Sócrates perplejo: la posverdad

Cuántas veces nos habrán repetido siendo niños: “No se dicen mentiras”.

Pues, hala, llegamos a adultos y lo de decir mentirijillas se nos queda pequeño.

Acabamos de inventar las macromentiras, o sea, las mentiras a nivel planetario, que incluyen todas las variedades de este producto: calumnias, patrañas, medias verdades y bulos. Con ellas, hemos generado la posverdad, que significa que el discurso emocional y los prejuicios se imponen a los hechos objetivos en los estados de ánimo de la opinión pública.

Nos quedamos tan campantes siendo aplastados por la avalancha de falsedades que nos echan encima.

No se trata de inofensivas mentiras que no nos afectan. Al contrario, nos incumben y mucho, pues determinan la marcha de la sociedad en que vivimos y, por tanto, nos incluyen en la corriente que arrastra nuestro mundo en una determinada dirección.

Así que se impone un momento de reflexión. Volvamos la vista a Sócrates, el gran indagador de respuestas.

Sócrates fue un ejemplo de integridad. Buscaba la verdad. Tanto buscaba la verdad que, en el colmo de la humildad, declaraba: “Solo sé que nada sé”. Él, que sigue siendo fuente de inspiración de los grandes hombres (y mujeres) 2500 años después de su muerte. Él, que hizo escuela y regaló al mundo una colección de discípulos que engrandecieron el espíritu humano y forjaron las bases morales que permitieron despegar a la civilización occidental, entre ellos el mismísimo Platón.

Si algo ejemplificó Sócrates como filósofo fue el afán de dar cauce a las inquietudes que la existencia plantea al entendimiento humano: qué es la justicia, dónde encontrar la verdad, cuál es el sentido de la vida…

Sus certeras preguntas incomodaban a los sofistas y espoleaban a aquellos que tenían un sincero deseo de ser mejores y de ofrecer el fruto de sus esfuerzos en beneficio de todos.

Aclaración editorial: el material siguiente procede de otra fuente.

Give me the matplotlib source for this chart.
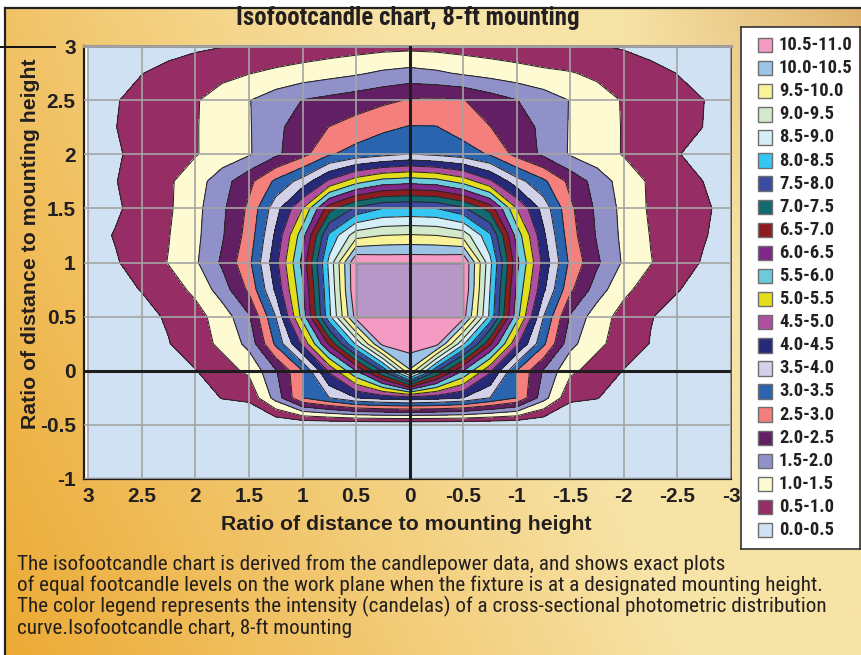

Hoy Sócrates está perplejo.

Los sofistas de pomposa oratoria, que exhibían sus habilidades en plazas y banquetes reclutando a quienes se fijaban en el brillo de las palabras y no en el peso de los argumentos, han quedado en el recuerdo.

Hoy los sofistas ni siquiera necesitan argumentar. El entendimiento, la joya de la corona del ser humano, ha sido anulado y adormecido por los nuevos sofistas de guante blanco. Hasta por la talla del enemigo salimos perdiendo.

Nosotros, orgullosos bípedos del siglo XXI, hemos acogido en nuestro universo mental un artificioso embuste que obligaría a Sócrates y a todos los filósofos que en la historia han sido a mirarnos con compasión.

La posverdad se basa en mentiras premeditadas que persiguen confundir a quienes las reciben en beneficio propio, porque resultan más creíbles que la verdad. Se dicen con descaro, y la falta de integridad de quienes las emiten les permite desdecirse al minuto siguiente con la misma convicción, cuando ya el mal se ha extendido y se han obtenido los frutos perseguidos.

El acceso a las redes sociales multiplica su efecto devastador y pone al alcance de cualquier inconsciente (sin distinción de edad, sexo o condición social) los feisbuk y tuiter que sirven para propagar confusión con los látigos de la posverdad.

Un caso ampliamente comentado ha sido el resultado de las elecciones estadounidenses. Más de 500 periódicos que distribuyen diariamente 35 millones de ejemplares pedían el voto para H. Clinton. En cambio, D. Trump noqueó a su oponente con el barato recurso de identificar los miedos y emociones de los electores y potenciar sus calculados mensajes a través de las redes sociales, donde la información sobre las personas, proporcionada por nosotros mismos, permite dar en la diana sin malgastar tiros. El portal digital BuzzFeed desveló en una investigación que un grupo de adolescentes ubicados en Macedonia administraban sitios web desde donde extendían bulos a través de Facebook que les reportaban beneficios fáciles sin plantearles ninguna duda ética, ejerciendo así de eficaces colaboradores del presidente electo.

La posverdad impregna todas las esferas de actividad, no solo la política. Pero no nos desesperemos todavía. Podemos frenar este efecto de contagio cotidiano simplemente con parar un momento, respirar hondo y reflexionar un poco.

Solo el ser conscientes de nuestras decisiones nos hace libres.

Si no queremos ser borregos arrastrados por lobos con piel de cordero y pretendemos caminar de pie por la vida, tendremos que restituir a la Verdad lo que le pertenece. Como en la fábula en la que la Mentira roba las vestiduras a la Verdad y la confunden con ella, hemos de intentar despojarla de su disfraz.

Lo nuestro es la filosofía. Lo nuestro es la verdad, sin más.